PROVIDED MATERIAL –
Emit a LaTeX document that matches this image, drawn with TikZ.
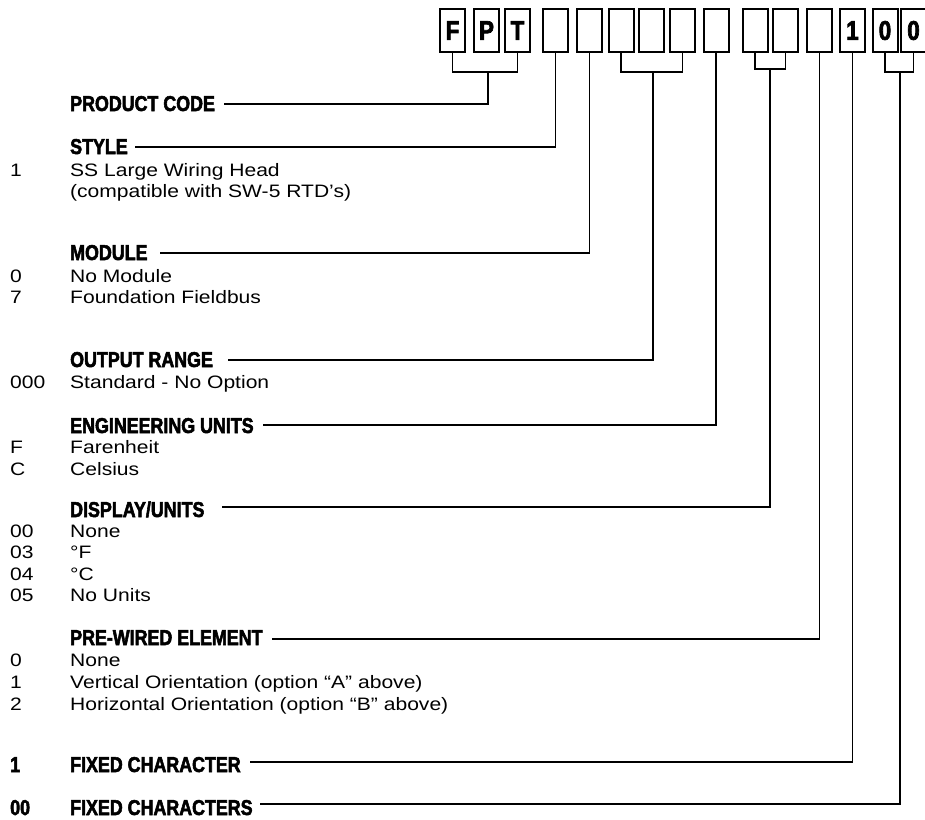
\documentclass[tikz,border=0pt]{standalone}
\usepackage{fontspec}
\setmainfont{Liberation Sans}[FakeStretch=1.17]
\newfontfamily\headfont{Liberation Sans}[FakeStretch=0.83,BoldFeatures={FakeBold=2.5}]
\begin{document}
\begin{tikzpicture}[x=1pt,y=-1pt,
  cbox/.style={draw,line width=2pt,minimum width=25pt,minimum height=43pt,inner sep=0pt,
    font=\headfont\bfseries\fontsize{27}{27}\selectfont},
  head/.style={anchor=base west,inner sep=0pt,font=\headfont\bfseries\fontsize{21.5}{24}\selectfont},
  body/.style={anchor=base west,inner sep=0pt,font=\fontsize{18}{21}\selectfont},
  conn/.style={line width=1.8pt}]
\useasboundingbox (0,0) rectangle (925,819);
% code boxes
\node[cbox] (b1) at (452.5,30.5) {F};
\node[cbox] (b2) at (486.5,30.5) {P};
\node[cbox] (b3) at (517.5,30.5) {T};
\node[cbox] (b4) at (555.5,30.5) {};
\node[cbox] (b5) at (589.5,30.5) {};
\node[cbox] (b6) at (621,30.5) {};
\node[cbox] (b7) at (651.5,30.5) {};
\node[cbox] (b8) at (682.5,30.5) {};
\node[cbox] (b9) at (716,30.5) {};
\node[cbox] (b10) at (755,30.5) {};
\node[cbox] (b11) at (785.5,30.5) {};
\node[cbox] (b12) at (819.5,30.5) {};
\node[cbox] (b13) at (852.5,30.5) {1};
\node[cbox] (b14) at (885,30.5) {0};
\node[cbox] (b15) at (913.5,30.5) {0};
% bracket joints
\coordinate (j1) at (488,72);
\coordinate (j2) at (653,72);
\coordinate (j3) at (770,69);
\coordinate (j4) at (900,72);
% line ends at the labels
\coordinate (lPC) at (224,104);
\coordinate (lST) at (135,147);
\coordinate (lMO) at (160,253);
\coordinate (lOR) at (228,360);
\coordinate (lEU) at (263,425);
\coordinate (lDU) at (222,507);
\coordinate (lPW) at (272,639);
\coordinate (lFC) at (250,762);
\coordinate (lFS) at (260,804);
% connectors
\draw[conn] (b1.south) |- (j1) -| (b3.south);
\draw[conn] (j1) |- (lPC);
\draw[conn] (b4.south) |- (lST);
\draw[conn] (b5.south) |- (lMO);
\draw[conn] (b6.south) |- (j2) -| (b8.south);
\draw[conn] (j2) |- (lOR);
\draw[conn] (b9.south) |- (lEU);
\draw[conn] (b10.south) |- (j3) -| (b11.south);
\draw[conn] (j3) |- (lDU);
\draw[conn] (b12.south) |- (lPW);
\draw[conn] (b13.south) |- (lFC);
\draw[conn] (b14.south) |- (j4) -| (b15.south);
\draw[conn] (j4) |- (lFS);
% headings
\node[head] (hPC) at (70,111) {PRODUCT CODE};
\node[head] (hST) at (70,154) {STYLE};
\node[head] (hMO) at (70,260) {MODULE};
\node[head] (hOR) at (70,367) {OUTPUT RANGE};
\node[head] (hEU) at (70,433) {ENGINEERING UNITS};
\node[head] (hDU) at (70,517) {DISPLAY/UNITS};
\node[head] (hPW) at (70,645) {PRE-WIRED ELEMENT};
\node[head] (hFC) at (70,772) {FIXED CHARACTER};
\node[head] (hFS) at (70,815) {FIXED CHARACTERS};
\node[head] (nFC) at (10,772) {1};
\node[head] (nFS) at (10,815) {00};
% options
\node[body] (n1) at (10,176) {1};
\node[body] (t1) at (70,176) {SS Large Wiring Head};
\node[body] (t1b) at (70,197) {(compatible with SW-5 RTD’s)};
\node[body] (n2) at (10,282) {0};
\node[body] (t2) at (70,282) {No Module};
\node[body] (n3) at (10,303) {7};
\node[body] (t3) at (70,303) {Foundation Fieldbus};
\node[body] (n4) at (10,388) {000};
\node[body] (t4) at (70,388) {Standard - No Option};
\node[body] (n5) at (10,453) {F};
\node[body] (t5) at (70,453) {Farenheit};
\node[body] (n6) at (10,475) {C};
\node[body] (t6) at (70,475) {Celsius};
\node[body] (n7) at (10,537) {00};
\node[body] (t7) at (70,537) {None};
\node[body] (n8) at (10,558) {03};
\node[body] (t8) at (70,558) {°F};
\node[body] (n9) at (10,580) {04};
\node[body] (t9) at (70,580) {°C};
\node[body] (n10) at (10,601) {05};
\node[body] (t10) at (70,601) {No Units};
\node[body] (n11) at (10,666) {0};
\node[body] (t11) at (70,666) {None};
\node[body] (n12) at (10,688) {1};
\node[body] (t12) at (70,688) {Vertical Orientation (option “A” above)};
\node[body] (n13) at (10,710) {2};
\node[body] (t13) at (70,710) {Horizontal Orientation (option “B” above)};
\end{tikzpicture}
\end{document}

WHAT IS REQUIRED –
Leave the pictures out and copy the rest of the data exactly.

CORRECT RESULT –
Emit a LaTeX document that matches this image, drawn with TikZ.
\documentclass[tikz,border=0pt]{standalone}
\usepackage{fontspec}
\setmainfont{Liberation Sans}[FakeStretch=1.17]
\newfontfamily\headfont{Liberation Sans}[FakeStretch=0.83,BoldFeatures={FakeBold=2.5}]
\begin{document}
\begin{tikzpicture}[x=1pt,y=-1pt,
  cbox/.style={draw,line width=2pt,minimum width=25pt,minimum height=43pt,inner sep=0pt,
    font=\headfont\bfseries\fontsize{27}{27}\selectfont},
  head/.style={anchor=base west,inner sep=0pt,font=\headfont\bfseries\fontsize{21.5}{24}\selectfont},
  body/.style={anchor=base west,inner sep=0pt,font=\fontsize{18}{21}\selectfont},
  conn/.style={line width=1.8pt}]
\useasboundingbox (0,0) rectangle (925,819);
% code boxes
\node[cbox] (b1) at (452.5,30.5) {F};
\node[cbox] (b2) at (486.5,30.5) {P};
\node[cbox] (b3) at (517.5,30.5) {T};
\node[cbox] (b4) at (555.5,30.5) {};
\node[cbox] (b5) at (589.5,30.5) {};
\node[cbox] (b6) at (621,30.5) {};
\node[cbox] (b7) at (651.5,30.5) {};
\node[cbox] (b8) at (682.5,30.5) {};
\node[cbox] (b9) at (716,30.5) {};
\node[cbox] (b10) at (755,30.5) {};
\node[cbox] (b11) at (785.5,30.5) {};
\node[cbox] (b12) at (819.5,30.5) {};
\node[cbox] (b13) at (852.5,30.5) {1};
\node[cbox] (b14) at (885,30.5) {0};
\node[cbox] (b15) at (913.5,30.5) {0};
% bracket joints
\coordinate (j1) at (488,72);
\coordinate (j2) at (653,72);
\coordinate (j3) at (770,69);
\coordinate (j4) at (900,72);
% line ends at the labels
\coordinate (lPC) at (224,104);
\coordinate (lST) at (135,147);
\coordinate (lMO) at (160,253);
\coordinate (lOR) at (228,360);
\coordinate (lEU) at (263,425);
\coordinate (lDU) at (222,507);
\coordinate (lPW) at (272,639);
\coordinate (lFC) at (250,762);
\coordinate (lFS) at (260,804);
% connectors
\draw[conn] (b1.south) |- (j1) -| (b3.south);
\draw[conn] (j1) |- (lPC);
\draw[conn] (b4.south) |- (lST);
\draw[conn] (b5.south) |- (lMO);
\draw[conn] (b6.south) |- (j2) -| (b8.south);
\draw[conn] (j2) |- (lOR);
\draw[conn] (b9.south) |- (lEU);
\draw[conn] (b10.south) |- (j3) -| (b11.south);
\draw[conn] (j3) |- (lDU);
\draw[conn] (b12.south) |- (lPW);
\draw[conn] (b13.south) |- (lFC);
\draw[conn] (b14.south) |- (j4) -| (b15.south);
\draw[conn] (j4) |- (lFS);
% headings
\node[head] (hPC) at (70,111) {PRODUCT CODE};
\node[head] (hST) at (70,154) {STYLE};
\node[head] (hMO) at (70,260) {MODULE};
\node[head] (hOR) at (70,367) {OUTPUT RANGE};
\node[head] (hEU) at (70,433) {ENGINEERING UNITS};
\node[head] (hDU) at (70,517) {DISPLAY/UNITS};
\node[head] (hPW) at (70,645) {PRE-WIRED ELEMENT};
\node[head] (hFC) at (70,772) {FIXED CHARACTER};
\node[head] (hFS) at (70,815) {FIXED CHARACTERS};
\node[head] (nFC) at (10,772) {1};
\node[head] (nFS) at (10,815) {00};
% options
\node[body] (n1) at (10,176) {1};
\node[body] (t1) at (70,176) {SS Large Wiring Head};
\node[body] (t1b) at (70,197) {(compatible with SW-5 RTD’s)};
\node[body] (n2) at (10,282) {0};
\node[body] (t2) at (70,282) {No Module};
\node[body] (n3) at (10,303) {7};
\node[body] (t3) at (70,303) {Foundation Fieldbus};
\node[body] (n4) at (10,388) {000};
\node[body] (t4) at (70,388) {Standard - No Option};
\node[body] (n5) at (10,453) {F};
\node[body] (t5) at (70,453) {Farenheit};
\node[body] (n6) at (10,475) {C};
\node[body] (t6) at (70,475) {Celsius};
\node[body] (n7) at (10,537) {00};
\node[body] (t7) at (70,537) {None};
\node[body] (n8) at (10,558) {03};
\node[body] (t8) at (70,558) {°F};
\node[body] (n9) at (10,580) {04};
\node[body] (t9) at (70,580) {°C};
\node[body] (n10) at (10,601) {05};
\node[body] (t10) at (70,601) {No Units};
\node[body] (n11) at (10,666) {0};
\node[body] (t11) at (70,666) {None};
\node[body] (n12) at (10,688) {1};
\node[body] (t12) at (70,688) {Vertical Orientation (option “A” above)};
\node[body] (n13) at (10,710) {2};
\node[body] (t13) at (70,710) {Horizontal Orientation (option “B” above)};
\end{tikzpicture}
\end{document}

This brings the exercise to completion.